Texte: Knut Schwander Photos: Julie de Tribolet
Coup de théâtre à Crissier. Soudain, la porte s’ouvre et Frédy Girardet entre, tout sourire, portant un fourneau en fonte. Une vision aussi insolite qu’inédite. Ce fourneau miniature est un modèle qui servait aux représentants des cuisinistes du tout début du XXe siècle, pour montrer leur matériel aux restaurateurs et hôteliers. C’est surtout un cadeau que l’illustre chef de Crissier a reçu de ses amis Bocuse, Troisgros et Robuchon. D’ailleurs, il porte une petite plaquette: «Joyeuse retraite». Mais s’il vient d’arriver à l’Hôtel de Ville de Crissier, c’est parce que cet antique objet mérite sa place au musée. Le musée que Franck Giovannini vient d’installer au sous-sol de son célébrissime restaurant.
Souvenirs et émotions. Le lieu est tout neuf, mais déjà riche en souvenirs et en émotions. «Tout ça, c’est le passé», lance Frédy Girardet, en feuilletant menus et photos, en redécouvrant les vaisselles d’autrefois et les souvenirs de ses débuts: le portrait de son père qui tenait l’Hôtel de Ville avant lui, la fontaine qui coulait devant la maison depuis 1729, les photos de célébrités, comme Dalí, qui se sont attablées ici. A l’évidence, cet Hôtel de Ville mérite bien un musée: «Récemment, je me suis mis à chercher une carte bien précise dans nos archives. J’ai fouillé plein de cartons où rien n’était rangé… et j’ai découvert tout ce qu’il y avait dedans. Alors, je me suis dit que ce serait génial d’avoir un endroit qui raconterait l’histoire de la maison. Et quand on a commencé les travaux au sous-sol et qu’on s’est trouvé avec une pièce vide, j’ai pensé: c’est l’occasion», se souvient Franck Giovannini, les yeux pétillants d’enthousiasme.

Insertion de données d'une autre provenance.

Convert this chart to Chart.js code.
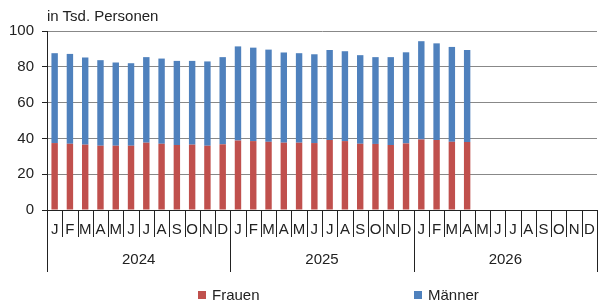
<!DOCTYPE html>
<html><head><meta charset="utf-8">
<script src="https://cdn.jsdelivr.net/npm/chart.js@4"></script>
<style>
body{margin:0;background:#fff;font-family:"Liberation Sans",Arial,sans-serif;color:#222;}
#wrap{position:relative;width:598px;height:305px;overflow:hidden;}
#title{position:absolute;left:47px;top:7px;font-size:15px;}
#legend{position:absolute;top:286px;left:0;width:598px;height:18px;font-size:15px;}
.li{position:absolute;top:0;white-space:nowrap;}
.sw{display:inline-block;width:8px;height:8px;margin-right:6px;vertical-align:1px;}
</style>
</head><body>
<div id="wrap"><canvas id="c" width="598" height="305"></canvas>
<div id="title">in Tsd. Personen</div>
<div id="legend"></div></div>
<script>
const monthLetters = ['J','F','M','A','M','J','J','A','S','O','N','D'];
const years = ['2024','2025','2026'];
const categories = years.flatMap(() => monthLetters);
const frauen = [37.4,37.0,36.5,35.9,35.9,35.9,37.6,37.0,36.3,36.5,35.9,36.7,
                38.8,38.5,38.1,37.6,37.6,37.4,39.1,38.5,37.0,36.9,36.3,37.2,
                39.4,39.1,38.1,38.0];
const maenner = [50.2,50.2,48.7,47.8,46.5,46.1,47.8,47.6,47.0,46.8,47.1,48.7,
                 52.6,52.2,51.5,50.4,50.0,49.6,50.3,50.2,49.5,48.5,49.1,50.9,
                 54.9,54.0,53.0,51.4];
const yTicks = [0,20,40,60,80,100];
const seriesNames = ['Frauen','Männer'];
const seriesColors = ['#C0504D','#4F81BD'];

const separators = {
  id:'separators',
  afterDraw(chart){
    const x = chart.scales.x, ctx = chart.ctx, b = chart.chartArea.bottom;
    ctx.save();
    ctx.strokeStyle = '#222'; ctx.lineWidth = 1;
    for(let i=0;i<=categories.length;i++){
      const px = Math.round(x.getPixelForValue(i-0.5))+0.5;
      const isYear = i % 12 === 0;
      ctx.beginPath(); ctx.moveTo(px,b); ctx.lineTo(px, isYear ? 272 : 237); ctx.stroke();
    }
    ctx.restore();
  }
};

const font = {family:'"Liberation Sans", Arial, sans-serif', size:15};
new Chart(document.getElementById('c'), {
  type:'bar',
  data:{labels:categories, datasets:[
    {label:seriesNames[0], data:frauen, backgroundColor:seriesColors[0], stack:'s', barPercentage:0.42, categoryPercentage:1},
    {label:seriesNames[1], data:maenner, backgroundColor:seriesColors[1], stack:'s', barPercentage:0.42, categoryPercentage:1}
  ]},
  options:{
    responsive:false, animation:false,
    layout:{padding:{top:31,right:1,left:0,bottom:0}},
    plugins:{legend:{display:false}, tooltip:{enabled:false}},
    scales:{
      y:{stacked:true, min:0, max:100, afterBuildTicks(s){s.ticks = yTicks.map(v=>({value:v}));},
         afterFit(s){s.width = 47;},
         grid:{color:'#888', lineWidth:1, tickLength:5, tickColor:'#222'},
         border:{display:true, color:'#222', width:1},
         ticks:{font, color:'#222', padding:8}},
      x:{stacked:true, offset:true, weight:0,
         afterFit(s){s.height = 28;},
         grid:{display:false}, border:{display:true, color:'#222', width:1},
         ticks:{font, color:'#222', padding:3, maxRotation:0, autoSkip:false}},
      x2:{type:'category', labels:years, position:'bottom', offset:true, weight:1,
         afterFit(s){s.height = 67;},
         grid:{display:false}, border:{display:false},
         ticks:{font, color:'#222', padding:5, maxRotation:0}}
    }
  },
  plugins:[separators]
});

const lg = document.getElementById('legend');
const legendX = [198, 414];
seriesNames.forEach((n,i)=>{
  const d = document.createElement('div'); d.className='li'; d.style.left = legendX[i]+'px';
  d.innerHTML = '<span class="sw" style="background:'+seriesColors[i]+'"></span>'+n;
  lg.appendChild(d);
});
</script>
</body></html>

Collection unique. Alors, il a appelé les anciens de la maison, comme Jean-Louis Foucqueteau – maître d’hôtel de 1971 à 1997 et un collectionneur invétéré –, qui lui ont apporté des trophées, des cartes, des photos, des souvenirs et des manchettes de journaux. «Il y a aussi eu la vente de la maison de Philippe Rochat. Et tout ce qu’avait laissé Benoît Violier. Alors, avec mon assistante, Carmen, on s’est mis à trier.» A présent, des vitrines et des cadres recèlent aussi bien les plans originaux de la maison qu’une photo du chariot des desserts d’autrefois, les cartes de placement à table d’Henri Gault et Christian Millau lorsqu’ils ont remis la Clé d’or à Frédy Girardet en 1975. Il y a aussi La cuisine spontanée, traduit en six langues, japonais et néerlandais compris. Les trophées, le couteau de chasse et la presse à canard de Benoît Violier, une carte du café datée de 1969 et marquée «Alfred Girardet». On apprend aussi qu’en 1974 un menu coûtait déjà 85 francs et on reste bouche bée devant la Loutre d’or, un trophée factice construit par Benoît Violier lui-même, pour saluer l’effort de Franck Giovannini au Bocuse d’or 2011. Enfin, il y a les vestes de cuisinier des quatre chefs emblématiques de Crissier, toutes dédicacées.
Bref, il y a de quoi passer des heures ici, à lire les coupures de journaux et les menus, les messages et les bons de commande des premiers ou derniers jours des différents chefs: «Ce musée sera réservé aux clients. Ils pourront y organiser un apéritif ou passer en fin de soirée», explique Franck Giovannini. Espiègle, il ajoute: «Mais pas pendant le repas», car il sait bien qu’autrement le service en salle risque d’être carrément compromis par l’absence des convives fascinés par cette caverne aux trésors!